[REQUIRED TASK]
Can you print the data exactly and leave out each image?

[Records with drawing code]
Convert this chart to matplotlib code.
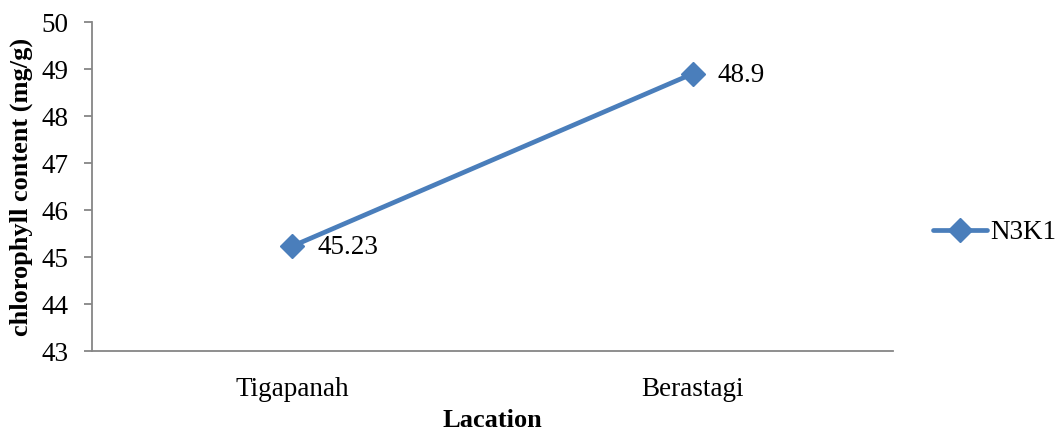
import matplotlib
matplotlib.use("Agg")
import matplotlib.pyplot as plt

locations = ["Tigapanah", "Berastagi"]
chlorophyll = [45.23, 48.9]
value_labels = ["45.23", "48.9"]
series_name = "N3K1"
y_ticks = [43, 44, 45, 46, 47, 48, 49, 50]

plt.rcParams['font.family'] = ['Liberation Serif', 'DejaVu Serif']

fig = plt.figure(figsize=(10.56, 4.34), dpi=100)
ax = fig.add_axes([0.0871, 0.1912, 0.7585, 0.7581])

xs = list(range(len(locations)))
ax.plot(xs, chlorophyll, color='#4A7EBB', lw=3.4, marker='D', ms=12,
        label=series_name, solid_capstyle='round')
for x, v, t in zip(xs, chlorophyll, value_labels):
    ax.annotate(t, (x, v), xytext=(18, -1), textcoords='offset points',
                va='center', ha='left', fontsize=19.5)

ax.set_xlim(-0.5, 1.5)
ax.set_ylim(43, 50)
ax.set_yticks(y_ticks)
ax.set_xticks(xs)
ax.set_xticklabels(locations, fontsize=19.5)
ax.tick_params(axis='y', labelsize=19.5, length=6, color='#868686', width=1.3, pad=11)
ax.tick_params(axis='x', length=0, pad=19)
for s in ['top', 'right']:
    ax.spines[s].set_visible(False)
for s in ['left', 'bottom']:
    ax.spines[s].set_color('#868686')
    ax.spines[s].set_linewidth(1.3)

ax.set_xlabel('Lacation', fontsize=19, fontweight='bold', labelpad=5)
ax.set_ylabel('chlorophyll content (mg/g)', fontsize=19, fontweight='bold', labelpad=6)

leg = ax.legend(loc='center left', bbox_to_anchor=(1.05, 0.36), frameon=False,
                fontsize=19.5, handlelength=2.0, handletextpad=0.1,
                borderaxespad=0, borderpad=0)

fig.savefig('out.png', dpi=100)
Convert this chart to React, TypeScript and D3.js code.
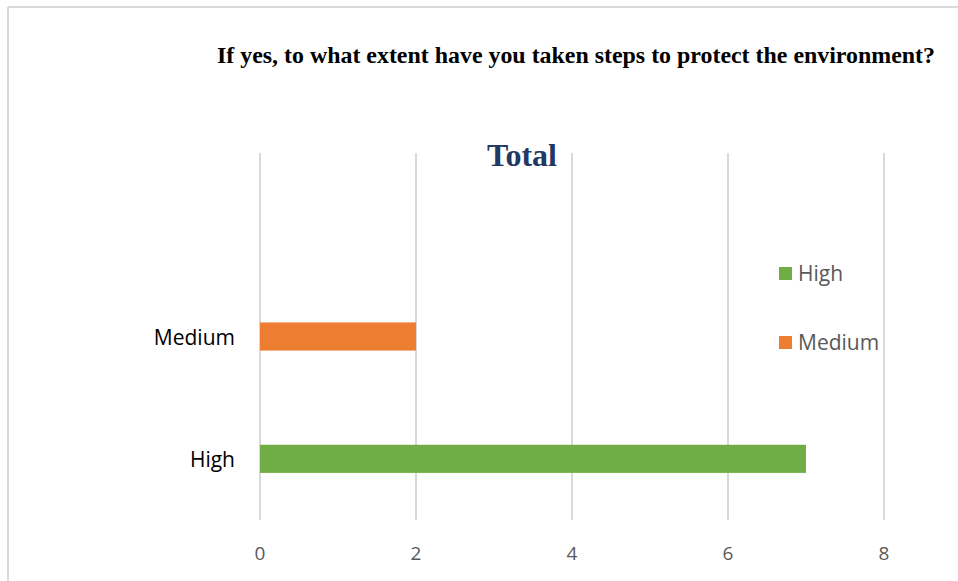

[SOLUTION TO THE PROBLEM]
Convert this chart to matplotlib code.
import matplotlib
matplotlib.use("Agg")
import matplotlib.pyplot as plt

locations = ["Tigapanah", "Berastagi"]
chlorophyll = [45.23, 48.9]
value_labels = ["45.23", "48.9"]
series_name = "N3K1"
y_ticks = [43, 44, 45, 46, 47, 48, 49, 50]

plt.rcParams['font.family'] = ['Liberation Serif', 'DejaVu Serif']

fig = plt.figure(figsize=(10.56, 4.34), dpi=100)
ax = fig.add_axes([0.0871, 0.1912, 0.7585, 0.7581])

xs = list(range(len(locations)))
ax.plot(xs, chlorophyll, color='#4A7EBB', lw=3.4, marker='D', ms=12,
        label=series_name, solid_capstyle='round')
for x, v, t in zip(xs, chlorophyll, value_labels):
    ax.annotate(t, (x, v), xytext=(18, -1), textcoords='offset points',
                va='center', ha='left', fontsize=19.5)

ax.set_xlim(-0.5, 1.5)
ax.set_ylim(43, 50)
ax.set_yticks(y_ticks)
ax.set_xticks(xs)
ax.set_xticklabels(locations, fontsize=19.5)
ax.tick_params(axis='y', labelsize=19.5, length=6, color='#868686', width=1.3, pad=11)
ax.tick_params(axis='x', length=0, pad=19)
for s in ['top', 'right']:
    ax.spines[s].set_visible(False)
for s in ['left', 'bottom']:
    ax.spines[s].set_color('#868686')
    ax.spines[s].set_linewidth(1.3)

ax.set_xlabel('Lacation', fontsize=19, fontweight='bold', labelpad=5)
ax.set_ylabel('chlorophyll content (mg/g)', fontsize=19, fontweight='bold', labelpad=6)

leg = ax.legend(loc='center left', bbox_to_anchor=(1.05, 0.36), frameon=False,
                fontsize=19.5, handlelength=2.0, handletextpad=0.1,
                borderaxespad=0, borderpad=0)

fig.savefig('out.png', dpi=100)
Convert this chart to React, TypeScript and D3.js code.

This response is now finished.